# WHAT IS NEEDED
Looking at the listing, state how many of its lines contain the string "draw". Write only the number.

# RECORDED DATA
● ● ● ● ●
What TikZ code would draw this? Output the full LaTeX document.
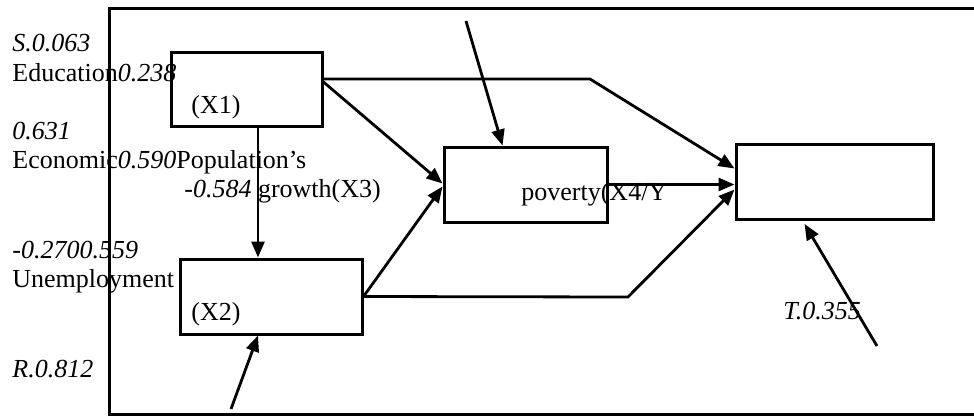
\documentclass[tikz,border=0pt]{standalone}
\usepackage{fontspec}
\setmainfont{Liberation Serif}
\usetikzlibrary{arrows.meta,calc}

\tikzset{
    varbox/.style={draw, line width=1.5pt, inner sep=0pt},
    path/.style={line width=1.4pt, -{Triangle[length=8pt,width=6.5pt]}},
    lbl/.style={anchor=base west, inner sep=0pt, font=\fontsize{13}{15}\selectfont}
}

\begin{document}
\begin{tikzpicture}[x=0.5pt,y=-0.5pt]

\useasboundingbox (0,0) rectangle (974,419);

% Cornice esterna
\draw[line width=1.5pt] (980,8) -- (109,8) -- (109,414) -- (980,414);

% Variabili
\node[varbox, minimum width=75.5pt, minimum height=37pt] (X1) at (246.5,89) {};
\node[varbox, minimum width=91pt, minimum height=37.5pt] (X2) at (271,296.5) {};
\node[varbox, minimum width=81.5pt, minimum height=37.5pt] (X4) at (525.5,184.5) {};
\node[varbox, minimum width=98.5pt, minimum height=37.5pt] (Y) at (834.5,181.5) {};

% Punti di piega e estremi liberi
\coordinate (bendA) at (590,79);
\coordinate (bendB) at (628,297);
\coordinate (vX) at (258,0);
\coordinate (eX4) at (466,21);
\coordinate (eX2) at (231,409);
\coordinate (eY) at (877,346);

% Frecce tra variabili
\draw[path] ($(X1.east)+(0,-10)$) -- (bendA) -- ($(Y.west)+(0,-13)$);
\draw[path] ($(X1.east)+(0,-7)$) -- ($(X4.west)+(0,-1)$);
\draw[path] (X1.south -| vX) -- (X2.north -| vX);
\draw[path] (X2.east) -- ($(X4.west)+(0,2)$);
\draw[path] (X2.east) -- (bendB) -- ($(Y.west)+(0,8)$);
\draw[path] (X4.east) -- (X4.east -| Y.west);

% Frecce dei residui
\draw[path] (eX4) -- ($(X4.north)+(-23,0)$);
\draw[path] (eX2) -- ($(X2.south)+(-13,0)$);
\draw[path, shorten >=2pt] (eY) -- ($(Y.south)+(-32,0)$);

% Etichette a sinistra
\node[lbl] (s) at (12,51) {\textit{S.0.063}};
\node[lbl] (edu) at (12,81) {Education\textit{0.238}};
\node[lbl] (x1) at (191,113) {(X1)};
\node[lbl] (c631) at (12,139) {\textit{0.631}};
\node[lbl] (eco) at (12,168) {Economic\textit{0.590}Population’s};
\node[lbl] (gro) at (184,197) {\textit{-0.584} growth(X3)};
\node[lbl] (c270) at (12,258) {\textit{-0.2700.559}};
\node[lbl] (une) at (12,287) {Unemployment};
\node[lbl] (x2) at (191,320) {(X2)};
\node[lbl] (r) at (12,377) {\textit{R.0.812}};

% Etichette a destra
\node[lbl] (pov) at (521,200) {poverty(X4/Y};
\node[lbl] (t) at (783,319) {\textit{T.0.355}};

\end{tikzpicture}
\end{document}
● ● ● ● ●
# TASK SOLUTION
12